Free Fall
Writer: Emily Dash
Director: Kip Chapman
PACT, Erskineville
August 14-24, 2019
Free Fall is a moving and provocative work presented as part of the 3×3×2 Festival of New Works at the PACT Centre for Emerging Artists. While Emily Dash takes the opportunity to raise diverse issues and represent various voices, the focus of the play is on the problematic and painful nature of individuality and love.
When we are first introduced to Carmen (played by the writer, Emily Dash) we are made aware of her life circumstances. As she travels in her wheelchair through a central aisle to centre stage, we note that her carer, Eleni (Liz Diggins), follows behind carrying a cord. When on the darkened stage Carmen faces us, her face fully lit by her tray light, we feel her will to live fully, despite her dependency upon physical assistance.
When first we see Millie (Alicia Fox) and Carmen they are playful and flirtatious. Their physical difference, emphasised by Millie’s return from the beach after a swim, and Carmen’s immobility, seems, at the time, unimportant. When Carmen quickly compares Millie’s lyrical evocation of immersion in the ocean to love, Millie’s response is wholehearted but unnerving. “You, me, nothing can touch us,” she says, and we know with certainty that something will.

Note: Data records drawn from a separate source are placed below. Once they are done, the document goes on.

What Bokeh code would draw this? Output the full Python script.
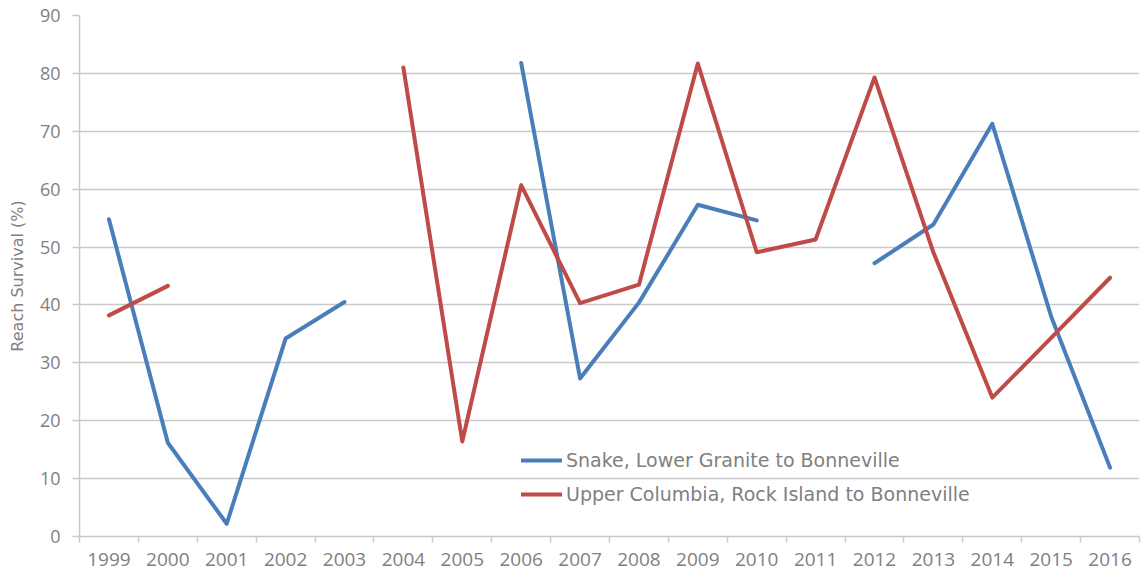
import numpy as np
from bokeh.plotting import figure
from bokeh.models import Range1d, FixedTicker, ColumnDataSource
from bokeh.embed import file_html
from bokeh.resources import INLINE

years = ["1999", "2000", "2001", "2002", "2003", "2004", "2005", "2006", "2007",
         "2008", "2009", "2010", "2011", "2012", "2013", "2014", "2015", "2016"]

snake = [54.8, 16.2, 2.2, 34.2, 40.5, None, None, 81.8, 27.3,
         40.4, 57.3, 54.6, None, 47.2, 53.9, 71.3, 38.0, 11.9]

upper_columbia = [38.2, 43.3, None, None, None, 81.0, 16.4, 60.7, 40.3,
                  43.5, 81.7, 49.1, 51.3, 79.3, 49.1, 24.0, 34.3, 44.7]

y_ticks = [0, 10, 20, 30, 40, 50, 60, 70, 80, 90]

series_names = ["Snake, Lower Granite to Bonneville",
                "Upper Columbia, Rock Island to Bonneville"]
colors = ["#4a7ebb", "#be4b48"]

GRAY_TEXT = "#808080"
GRAY_LINE = "#c9c9c9"

xpos = [i + 0.5 for i in range(len(years))]


def to_arr(vals):
    return np.array([np.nan if v is None else v for v in vals], dtype=float)


source = ColumnDataSource(data=dict(x=xpos, snake=to_arr(snake), uc=to_arr(upper_columbia)))

p = figure(width=1141, height=575, output_backend="svg", toolbar_location=None,
           x_range=Range1d(0, len(years)), y_range=Range1d(0, 90),
           min_border_left=79, min_border_right=2, min_border_top=15, min_border_bottom=39)

p.outline_line_color = None
p.background_fill_color = "white"
p.border_fill_color = "white"

for key, name, col in zip(["snake", "uc"], series_names, colors):
    p.line("x", key, source=source, line_color=col, line_width=4,
           line_cap="round", line_join="round", legend_label=name)

# X axis
p.xaxis.ticker = FixedTicker(ticks=xpos, minor_ticks=list(range(len(years) + 1)))
p.xaxis.major_label_overrides = {x: y for x, y in zip(xpos, years)}
p.xaxis.major_tick_line_color = None
p.xaxis.major_tick_out = 6
p.xaxis.major_tick_in = 0
p.xaxis.minor_tick_out = 6
p.xaxis.minor_tick_in = 0
p.xaxis.minor_tick_line_color = GRAY_LINE
p.xaxis.minor_tick_line_width = 1.5
p.xaxis.axis_line_color = GRAY_LINE
p.xaxis.axis_line_width = 1.5
p.xaxis.major_label_text_font = "Open Sans"
p.xaxis.major_label_text_font_size = "19px"
p.xaxis.major_label_text_color = GRAY_TEXT
p.xaxis.major_label_standoff = 10
p.xgrid.grid_line_color = None

# Y axis
p.yaxis.ticker = FixedTicker(ticks=y_ticks)
p.yaxis.minor_tick_line_color = None
p.yaxis.major_tick_out = 7
p.yaxis.major_tick_in = 0
p.yaxis.major_tick_line_color = GRAY_LINE
p.yaxis.major_tick_line_width = 1.5
p.yaxis.axis_line_color = GRAY_LINE
p.yaxis.axis_line_width = 1.5
p.yaxis.major_label_text_font = "Open Sans"
p.yaxis.major_label_text_font_size = "18px"
p.yaxis.major_label_text_color = GRAY_TEXT
p.yaxis.major_label_standoff = 12
p.yaxis.axis_label = "Reach Survival (%)"
p.yaxis.axis_label_text_font = "DejaVu Sans"
p.yaxis.axis_label_text_font_style = "normal"
p.yaxis.axis_label_text_font_size = "16px"
p.yaxis.axis_label_text_color = GRAY_TEXT
p.yaxis.axis_label_standoff = 10
p.ygrid.grid_line_color = GRAY_LINE
p.ygrid.grid_line_width = 1.5

# Legend
lg = p.legend[0]
lg.location = (442, 31)
lg.padding = 0
lg.margin = 0
lg.spacing = 12
lg.glyph_width = 41
lg.glyph_height = 20
lg.label_height = 20
lg.label_standoff = 4
lg.border_line_color = None
lg.background_fill_alpha = 0
lg.label_text_font = "DejaVu Sans"
lg.label_text_font_size = "19px"
lg.label_text_color = GRAY_TEXT

open("out.html", "w").write(file_html(p, INLINE))
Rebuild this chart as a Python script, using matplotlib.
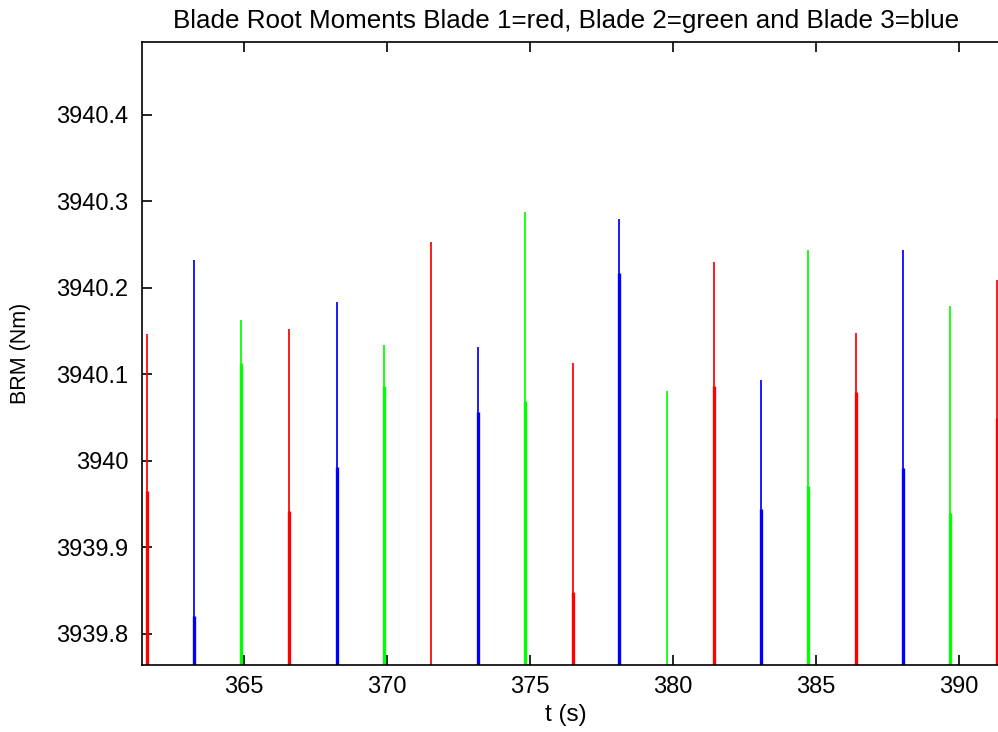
import matplotlib
matplotlib.use("Agg")
import matplotlib.pyplot as plt

plt.rcParams['font.family'] = ['Liberation Sans', 'DejaVu Sans']

# peak times (s), peak value and the level where the up/down strokes split (Nm)
t_red = [361.585, 366.564, 371.522, 376.49, 381.445, 386.40, 391.33]
peak_red = [3940.146, 3940.1526, 3940.2524, 3940.113, 3940.2293, 3940.1476, 3940.2085]
knee_red = [3939.965, 3939.942, 3939.70, 3939.848, 3940.086, 3940.079, 3940.05]

t_green = [364.885, 369.888, 374.822, 379.78, 384.72, 389.69]
peak_green = [3940.163, 3940.1333, 3940.2875, 3940.081, 3940.244, 3940.179]
knee_green = [3940.113, 3940.086, 3940.0686, 3939.70, 3939.971, 3939.9395]

t_blue = [363.25, 368.233, 373.177, 378.11, 383.08, 388.06]
peak_blue = [3940.2316, 3940.1835, 3940.1314, 3940.2794, 3940.0936, 3940.244]
knee_blue = [3939.821, 3939.993, 3940.0563, 3940.217, 3939.944, 3939.9915]

xticks = [365, 370, 375, 380, 385, 390]
yticks = [3939.8, 3939.9, 3940.0, 3940.1, 3940.2, 3940.3, 3940.4]
ytick_labels = ['3939.8', '3939.9', '3940', '3940.1', '3940.2', '3940.3', '3940.4']

y_bottom = 3939.764
y_top = 3940.484
base = 3939.6

W, H = 998, 732
fig = plt.figure(figsize=(W / 100, H / 100), dpi=100)
left, right, top, bottom = 141.7, 1010, 42, 665
ax = fig.add_axes([left / W, 1 - bottom / H, (right - left) / W, (bottom - top) / H])

for t, pk, kn, c in [(t_red, peak_red, knee_red, '#ff0000'),
                     (t_green, peak_green, knee_green, '#00ff00'),
                     (t_blue, peak_blue, knee_blue, '#0000ff')]:
    ax.vlines(t, base, pk, colors=c, linewidth=1.25)
    ax.vlines(t, base, kn, colors=c, linewidth=2.4)

x_left = 361.41
x_right = x_left + (right - left) / 28.58
ax.set_xlim(x_left, x_right)
ax.set_ylim(y_bottom, y_top)

ax.set_xticks(xticks)
ax.set_yticks(yticks)
ax.set_yticklabels(ytick_labels)
ax.tick_params(direction='in', length=7, width=1.2, labelsize=17, pad=9.5,
               top=True, right=True)
ax.tick_params(axis='x', pad=8)
for s in ax.spines.values():
    s.set_linewidth(1.2)

xc = (566 - left) / (right - left)
ax.set_title('Blade Root Moments Blade 1=red, Blade 2=green and Blade 3=blue',
             fontsize=18.7, x=xc, pad=10)
ax.set_xlabel('t (s)', fontsize=17.5)
ax.xaxis.set_label_coords(xc, -0.062)
ax.set_ylabel('BRM (Nm)', fontsize=15.5)
ax.yaxis.set_label_coords((31 - left) / (right - left), 0.5)

fig.savefig('out.png', dpi=100)
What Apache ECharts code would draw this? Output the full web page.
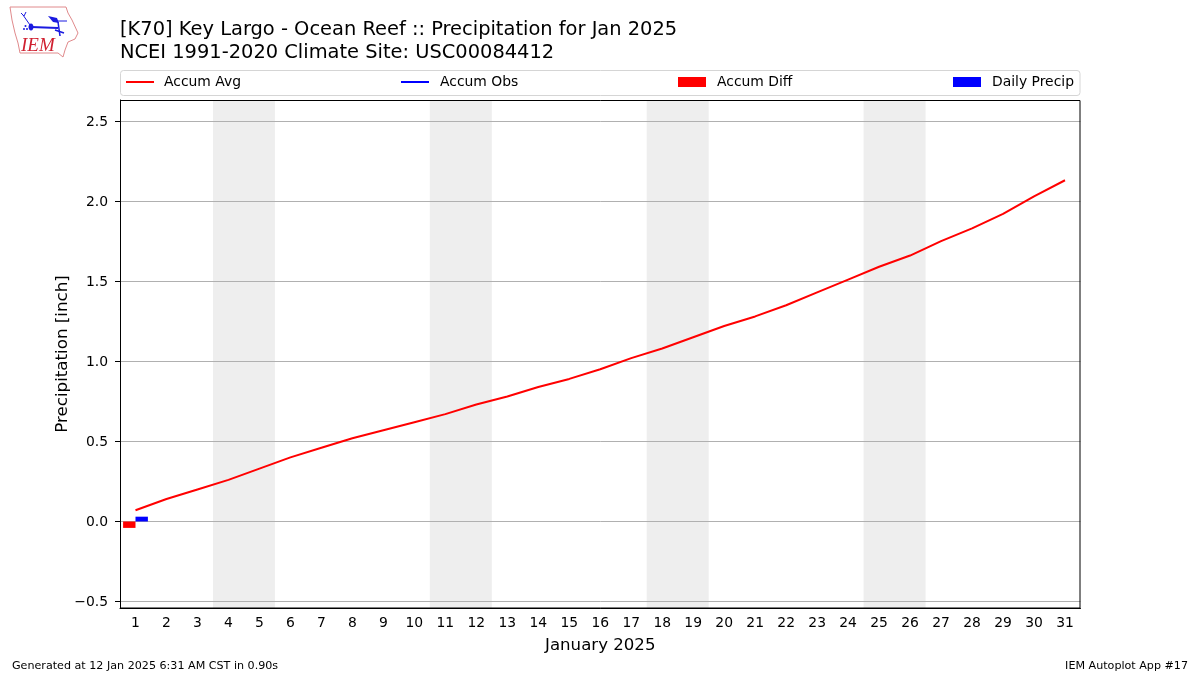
<!DOCTYPE html>
<html><head><meta charset="utf-8">
<style>html,body{margin:0;padding:0;background:#fff}#c{width:1200px;height:675px}</style>
<script src="https://cdn.jsdelivr.net/npm/echarts@6/dist/echarts.min.js"></script>
</head><body><div id="c"></div>
<script>
const days = ['1','2','3','4','5','6','7','8','9','10','11','12','13','14','15','16','17','18','19','20','21','22','23','24','25','26','27','28','29','30','31'];
const accumAvg = [0.07,0.14,0.20,0.26,0.33,0.40,0.46,0.52,0.57,0.62,0.67,0.73,0.78,0.84,0.89,0.95,1.02,1.08,1.15,1.22,1.28,1.35,1.43,1.51,1.59,1.66,1.75,1.83,1.92,2.03,2.13];
const accumObs = [0.03];
const accumDiff = [-0.04];
const dailyPrecip = [0.03];
const weekendBands = [[3.5,5.5],[10.5,12.5],[17.5,19.5],[24.5,26.5]];
const yTicks = [-0.5,0,0.5,1,1.5,2,2.5];
const titleLines = '[K70] Key Largo - Ocean Reef :: Precipitation for Jan 2025\nNCEI 1991-2020 Climate Site: USC00084412';
const F = '"DejaVu Sans"';
const chart = echarts.init(document.getElementById('c'), null, {renderer:'canvas'});
function leg(name,left,icon,w,h,gap){return {data:[{name,icon}],left,top:75,itemWidth:w,itemHeight:h,padding:0,
  textStyle:{fontFamily:F,fontSize:13.9,color:'#000',padding:[0,0,0,gap]},selectedMode:false,z:10};}
const logoBlue='#1a1ae0', logoRed='#e08a8c';
chart.setOption({
  animation:false,backgroundColor:'#fff',
  title:[
    {text:titleLines,left:120,top:19,padding:0,textStyle:{fontFamily:F,fontSize:19.43,fontWeight:'normal',color:'#000',lineHeight:22.5}},
    {text:'Generated at 12 Jan 2025 6:31 AM CST in 0.90s',left:12,top:661,padding:0,textStyle:{fontFamily:F,fontSize:11.13,fontWeight:'normal',color:'#000'}},
    {text:'IEM Autoplot App #17',right:12,top:661,padding:0,textStyle:{fontFamily:F,fontSize:11.13,fontWeight:'normal',color:'#000'}}
  ],
  legend:[leg('Accum Avg',126,'path://M0 0H28V2H0Z',28,2,5),leg('Accum Obs',401,'path://M0 0H28V2H0Z',28,2,6),leg('Accum Diff',678,'rect',28,10,6),leg('Daily Precip',953,'rect',28,10,6)],
  grid:{left:120,top:100,width:960.5,height:508,show:false},
  xAxis:[
    {type:'category',data:days,name:'January 2025',nameLocation:'middle',nameGap:29,nameTextStyle:{fontFamily:F,fontSize:16.6,color:'#000'},
     axisLine:{onZero:false,lineStyle:{color:'#000'}},axisTick:{alignWithLabel:true,length:5,lineStyle:{color:'#000'}},
     axisLabel:{fontFamily:F,fontSize:13.9,color:'#000',margin:8,interval:0},splitLine:{show:false}},
    {type:'value',min:0.5,max:31.5,show:false,position:'top'}
  ],
  yAxis:{type:'value',min:-0.54,max:2.631,name:'Precipitation [inch]',nameLocation:'middle',nameGap:49,nameMoveOverlap:false,z:3,
    nameTextStyle:{fontFamily:F,fontSize:16.7,color:'#000'},
    axisLine:{show:true,lineStyle:{color:'#000'}},
    axisTick:{show:true,length:5,lineStyle:{color:'#000'},customValues:yTicks},
    axisLabel:{fontFamily:F,fontSize:13.9,color:'#000',margin:11,padding:[0,1,0,0],verticalAlign:'top',lineHeight:2,customValues:yTicks,formatter:v=>(v<0?'\u2212':'')+Math.abs(v).toFixed(1)},
    splitLine:{show:true,lineStyle:{color:'#b0b0b0',width:1}}},
  series:[
    {name:'Weekend',type:'line',xAxisIndex:1,data:[],silent:true,z:0,
     markArea:{silent:true,itemStyle:{color:'#eeeeee'},data:weekendBands.map(b=>[{xAxis:b[0]},{xAxis:b[1]}])}},
    {name:'Accum Avg',type:'line',data:accumAvg,symbol:'none',lineStyle:{color:'#ff0000',width:2},itemStyle:{color:'#ff0000'},z:5},
    {name:'Accum Obs',type:'line',data:accumObs,symbol:'none',lineStyle:{color:'#0000ff',width:2},itemStyle:{color:'#0000ff'},z:5},
    {name:'Accum Diff',type:'bar',data:accumDiff,barWidth:12.4,barGap:0,itemStyle:{color:'#ff0000'},z:4},
    {name:'Daily Precip',type:'bar',data:dailyPrecip,barWidth:12.4,barGap:0,itemStyle:{color:'#0000ff'},z:4}
  ],
  graphic:[
    {type:'rect',silent:true,shape:{x:120.5,y:100.5,width:959.5,height:507.5},style:{fill:'none',stroke:'#000',lineWidth:1},z:50},
    {type:'rect',silent:true,shape:{x:120.5,y:70.5,width:959.5,height:25,r:3},style:{fill:'#fff',stroke:'#d5d5d5',lineWidth:1},z:1},
    {type:'polygon',silent:true,shape:{points:[[10,7],[66,7],[68,13],[72,20],[78,33],[75,39],[68,42],[65,50],[63,57],[58,53],[20,53],[18,43],[15,33],[12,20]]},style:{fill:'#fff',stroke:logoRed,lineWidth:1},z:1},
    {type:'text',silent:true,style:{x:21,y:36,text:'IEM',fontFamily:'"Liberation Serif"',fontStyle:'italic',fontSize:19,fill:'#d02030'},z:2},
    {type:'line',silent:true,shape:{x1:31,y1:27,x2:58,y2:28},style:{stroke:logoBlue,lineWidth:2},z:2},
    {type:'ellipse',silent:true,shape:{cx:31,cy:27,rx:2.5,ry:3.5},style:{fill:logoBlue},z:2},
    {type:'polygon',silent:true,shape:{points:[[48,16],[57,18],[59,23],[53,22]]},style:{fill:logoBlue},z:2},
    {type:'line',silent:true,shape:{x1:55,y1:21,x2:67,y2:21},style:{stroke:logoBlue,lineWidth:1},z:2},
    {type:'line',silent:true,shape:{x1:58,y1:22,x2:60,y2:36},style:{stroke:logoBlue,lineWidth:1.5},z:2},
    {type:'line',silent:true,shape:{x1:55,y1:30,x2:64,y2:33},style:{stroke:logoBlue,lineWidth:1.5},z:2},
    {type:'line',silent:true,shape:{x1:23,y1:15,x2:30,y2:25},style:{stroke:logoBlue,lineWidth:1},z:2},
    {type:'polyline',silent:true,shape:{points:[[21,13],[24,16],[26,12]]},style:{stroke:logoBlue,lineWidth:1,fill:'none'},z:2},
    {type:'circle',silent:true,shape:{cx:24,cy:29,r:1},style:{fill:logoBlue},z:2},
    {type:'circle',silent:true,shape:{cx:27,cy:29,r:1},style:{fill:logoBlue},z:2},
    {type:'circle',silent:true,shape:{cx:25.5,cy:26,r:1},style:{fill:logoBlue},z:2}
  ]
});
</script></body></html>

It is apparent they have different interests as Millie has taken a novel to the beach that she “couldn’t put down” and Carmen’s interest is in physics, but as it turns out, this difference is not merely a matter of taste but of perspective. When we are shown Millie cleaning a mirror in the Spiritual Bookshop we see that her commitment to a less prescriptive spirituality than that of her super-Christian childhood has become part of her self-image. Her beliefs totally oppose those of Carmen, vehemently convinced of the supremacy of “facts” in understanding the value and meaning of life, and unable to tolerate Millie’s reliance on “signs” and intimations.
Is it possible that Millie, who feels that Carmen “is her lifeline – her one tangible hope” and Carmen, who feels that all she wants is to “hold on to Millie”, cannot resolve their differences enough to achieve a satisfying relationship?
There may be other obstacles or complicating factors that interfere with their destiny. In an exchange with Eleni, Carmen reveals that she doesn’t feel sexual attraction or the need to have sex, and later defines herself as a “biromantic asexual”.
This self-assessment may be modified by Carmen’s admission that she would need the assistance of Eleni to have sexual intercourse – a possible inhibiting factor. When Carmen does invite intimacy by asking Millie to dance, the moment is lost when Eleni enters asking for the music to be turned off. It is suggested Eleni may be jealous but it is evident her presence often inhibits a free and open exchange.
Again, their relationship is affected by their emerging friendship with the spirited and generous Megan (Laura Hobbs), who operates her wheelchair manually, and her partner, Shane. While at Shane’s beach house and under the influence of Megan’s ebullience and ability to connect with, and connect others, we see the possibility of a lively and satisfying social future for the two couples. However, the tragic way in which this promise is not fulfilled has a profound impact upon their lives and relationship.
The play ends enigmatically with a symbolic gift from Millie to Emily and beneath the ever-present and suitably multifaceted symbol of the mirror ball.
Rich in reference and cultural allusion, Free Fall is a remarkable play raising contemporary issues while addressing age-old questions of desire and death.